学内の教授陣だけでなく、外部の有識者を、決定会議のメンバーに加えることをひとつの案として提案します。

もし可能であれば、海外の研究者に加わってもらうのがベストです。
海外でも通用する研究者を選ぶわけですから、海外の声を聞くのは理にかなってますしね。

これなら、オープンな議論で選ばざるを得ません。
優秀な若手研究者の存在を、海外の研究者に早めにアピールするという意味でも一石二鳥です。
ぜひお試しください。

以上、色々と考えを述べさせて頂きましたが、せっかく文科省がこうした制度を作るわけですから、

「若手の育成に学科を挙げて取り組み、本学からノーベル賞を出すぞー!」

みたいに制度を活用してくれるといいなぁと思います。

ところで、今回の「若手に研究環境を与える制度」とあわせて、「助教」という制度も誕生しますよね。
これも、若手を単なるアシスタントではなく、独立した研究者として見なそうという動きの一つです。
ご存じない方は、↓こちらをご参考にどうぞ。

・用語解説:「准教授」とは、「助教」とは
http://blog.livedoor.jp/shiki01/archives/27915510.html

というわけで、読み返してみると、制度に期待してるんだか期待してないんだかわからない文章になってしまったけど、
いやもうホント、文科省の新事業には大いに期待しています!なマイスターでした。

2 件のコメント

  • 若手(30代)に活躍の場が必要なのは、研究者だけに限りませんね。
    事務職員だってそうですし、民間企業・役所等々、社会のあらゆる領域で必要な(活力のあるところは、それが実現している)ことだと思います。

  • N.IDEMITSU様:
    マイスターです。
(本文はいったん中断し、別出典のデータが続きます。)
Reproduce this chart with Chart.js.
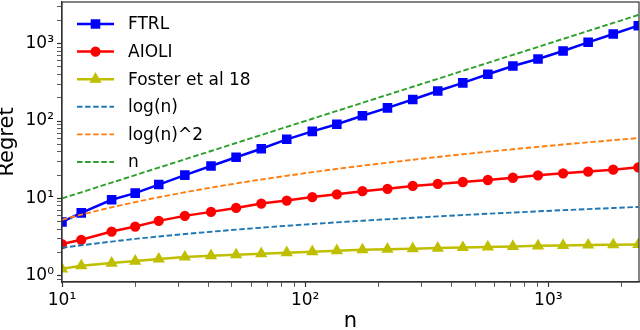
<!DOCTYPE html>
<html>
<head>
<meta charset="utf-8">
<script src="https://cdn.jsdelivr.net/npm/chart.js@4/dist/chart.umd.min.js"></script>
<style>
  html, body { margin: 0; padding: 0; background: #fff; }
  #wrap { width: 640px; height: 330px; position: relative; }
</style>
</head>
<body>
<div id="wrap"><canvas id="regretChart"></canvas></div>
<script>
// horizon n (x values of every curve)
const nValues = [10, 12, 16, 20, 25, 32, 41, 52, 66, 84, 107, 135, 172, 218, 277, 351, 445, 564, 715, 907, 1150, 1458, 1849, 2344];

// measured regret
const ftrl = [4.96, 6.5, 9.6, 11.7, 15.1, 20.0, 26.2, 34.0, 43.8, 58, 73.5, 91, 117, 148, 190, 244, 311, 402, 514, 634, 803, 1040, 1330, 1706];
const aioli = [2.57, 2.92, 3.73, 4.33, 5.13, 5.95, 6.70, 7.54, 8.58, 9.37, 10.4, 11.3, 12.4, 13.3, 14.5, 15.4, 16.3, 17.3, 18.5, 19.9, 21.1, 22.2, 23.5, 25.2];
const foster = [1.23, 1.35, 1.46, 1.55, 1.65, 1.75, 1.82, 1.87, 1.93, 1.99, 2.05, 2.11, 2.17, 2.21, 2.24, 2.28, 2.32, 2.36, 2.40, 2.44, 2.47, 2.50, 2.52, 2.54];

// reference curves
const logN = [2.30, 2.48, 2.77, 3.00, 3.22, 3.47, 3.71, 3.95, 4.19, 4.43, 4.67, 4.91, 5.15, 5.38, 5.62, 5.86, 6.10, 6.34, 6.57, 6.81, 7.05, 7.28, 7.52, 7.76];
const logN2 = [5.30, 6.17, 7.69, 8.97, 10.36, 12.01, 13.79, 15.61, 17.55, 19.63, 21.84, 24.07, 26.49, 28.95, 31.62, 34.33, 37.22, 40.19, 43.17, 46.39, 49.68, 53.04, 56.60, 60.20];
const linN = [10, 12, 16, 20, 25, 32, 41, 52, 66, 84, 107, 135, 172, 218, 277, 351, 445, 564, 715, 907, 1150, 1458, 1849, 2344];

// axis ticks
const xMajorTicks = [10, 100, 1000];
const yMajorTicks = [1, 10, 100, 1000];
const supers = { '0': '\u2070', '1': '\u00B9', '2': '\u00B2', '3': '\u00B3' };

function pts(ys) {
  return ys.map((y, i) => ({ x: nValues[i], y: y }));
}

// major + minor tick values inside [lo, hi]
function logTicks(majors, lo, hi) {
  const out = [];
  majors.concat([majors[0] / 10]).forEach(m => {
    for (let k = 1; k <= 9; k++) {
      const v = m * k;
      if (v >= lo && v <= hi) out.push({ value: v, major: k === 1 });
    }
  });
  return out.sort((a, b) => a.value - b.value);
}

function powLabel(value) {
  const e = Math.round(Math.log10(value));
  if (Math.abs(Math.log10(value) - e) > 1e-6) return '';
  return '10' + String(e).split('').map(c => supers[c]).join('');
}

Chart.defaults.font.family = "'DejaVu Sans', sans-serif";
Chart.defaults.color = '#000';

const X_MIN = 10, X_MAX = 2360, Y_MIN = 0.832, Y_MAX = 3450;

// matplotlib style legend in the upper left of the plot
const legendInside = {
  id: 'legendInside',
  afterDraw(chart) {
    const ctx = chart.ctx;
    const area = chart.chartArea;
    ctx.save();
    chart.data.datasets.forEach((ds, i) => {
      const y = area.top + 22 + i * 27.6;
      ctx.strokeStyle = ds.borderColor;
      ctx.lineWidth = ds.borderWidth;
      ctx.setLineDash(ds.borderDash || []);
      ctx.beginPath();
      ctx.moveTo(77, y);
      ctx.lineTo(114, y);
      ctx.stroke();
      ctx.setLineDash([]);
      if (ds.pointRadius > 0) {
        ctx.fillStyle = ds.pointBackgroundColor;
        ctx.strokeStyle = ds.pointBorderColor;
        Chart.helpers.drawPoint(ctx, { pointStyle: ds.pointStyle, radius: ds.pointRadius, rotation: 0, borderWidth: 1 }, 95.5, y);
      }
      ctx.fillStyle = '#000';
      ctx.font = "17px 'DejaVu Sans'";
      ctx.textBaseline = 'middle';
      ctx.fillText(ds.label, 128, y + 1);
    });
    ctx.restore();
  }
};

// box around the axes
const frameBox = {
  id: 'frameBox',
  afterDraw(chart) {
    const a = chart.chartArea;
    const ctx = chart.ctx;
    ctx.save();
    ctx.strokeStyle = '#333';
    ctx.lineWidth = 1.2;
    ctx.strokeRect(a.left, a.top, a.right - a.left, a.bottom - a.top);
    ctx.restore();
  }
};

function solid(label, data, color, style, radius) {
  return {
    label: label, data: pts(data), borderColor: color, backgroundColor: color,
    pointBackgroundColor: color, pointBorderColor: color, pointStyle: style,
    pointRadius: radius, pointHoverRadius: radius, borderWidth: 2.5, tension: 0
  };
}
function dashed(label, data, color) {
  return {
    label: label, data: pts(data), borderColor: color, backgroundColor: color,
    borderDash: [5.5, 2.6], pointRadius: 0, borderWidth: 1.9, tension: 0
  };
}

const datasets = [
  solid('FTRL', ftrl, '#0000ff', 'rect', 5),
  solid('AIOLI', aioli, '#ff0000', 'circle', 3.9),
  solid('Foster et al 18', foster, '#bfbf00', 'triangle', 4.6),
  dashed('log(n)', logN, '#1f77b4'),
  dashed('log(n)^2', logN2, '#ff7f0e'),
  dashed('n', linN, '#2ca02c')
];
// later series drawn on top, as in the original plot
datasets.forEach((d, i) => { d.order = datasets.length - i; });

const ctx = document.getElementById('regretChart').getContext('2d');
new Chart(ctx, {
  type: 'line',
  data: { datasets: datasets },
  plugins: [frameBox, legendInside],
  options: {
    responsive: true,
    maintainAspectRatio: false,
    devicePixelRatio: 1,
    animation: false,
    layout: { autoPadding: false, padding: { top: 2, right: 1, left: 0, bottom: 0 } },
    plugins: { legend: { display: false }, tooltip: { enabled: false } },
    scales: {
      x: {
        type: 'logarithmic',
        min: X_MIN,
        max: X_MAX,
        afterBuildTicks: s => { s.ticks = logTicks(xMajorTicks, X_MIN, X_MAX); },
        afterFit: s => { s.height = 48; s.paddingLeft = 0; s.paddingRight = 0; },
        grid: {
          drawOnChartArea: false, drawTicks: true, tickLength: 5,
          tickColor: '#333', tickWidth: c => (c.tick && c.tick.major ? 1.2 : 0.8)
        },
        border: { display: true, color: '#333', width: 1.2 },
        ticks: {
          autoSkip: false, maxRotation: 0, padding: 3,
          font: { size: 17 }, color: '#000',
          callback: v => powLabel(v)
        },
        title: { display: true, text: 'n', font: { size: 21, lineHeight: 1 }, padding: { top: 0, bottom: -2 }, color: '#000' }
      },
      y: {
        type: 'logarithmic',
        min: Y_MIN,
        max: Y_MAX,
        afterBuildTicks: s => { s.ticks = logTicks(yMajorTicks, Y_MIN, Y_MAX); },
        afterFit: s => { s.width = 62; s.paddingTop = 0; s.paddingBottom = 0; },
        grid: {
          drawOnChartArea: false, drawTicks: true, tickLength: 5,
          tickColor: '#333', tickWidth: c => (c.tick && c.tick.major ? 1.2 : 0.8)
        },
        border: { display: true, color: '#333', width: 1.2 },
        ticks: {
          autoSkip: false, padding: 3,
          font: { size: 17 }, color: '#000',
          callback: v => powLabel(v)
        },
        title: { display: true, text: 'Regret', font: { size: 21, lineHeight: 0.75 }, padding: { top: 0, bottom: 0 }, color: '#000' }
      }
    }
  }
});
</script>
</body>
</html>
こんにちは。
    せっかくコメントいただいたのに、お返事が遅くなって大変失礼いたしました。
    まったくおっしゃるとおりです。
    研究者の場合、「国の国際競争力」という大義名分があるので、特にメディアで強く言われたりしますが、職員も、公務員も、企業も同じです。
    私はIT業界(の、はじっこ)で働いていたのですが、かの業界では若手を活用した組織のパワーを感じることが多かったです。
    会社自体の歴史がまだ浅いというケースももちろんありますが、やはり元気のある企業には、「人材が会社の最大の資産だ!」というマインドがある気がします。
    リクルート社のように歴史があって若手が元気な企業もありますね。やはり、若くして事業を起こすことを奨励する風土があり、参考になります。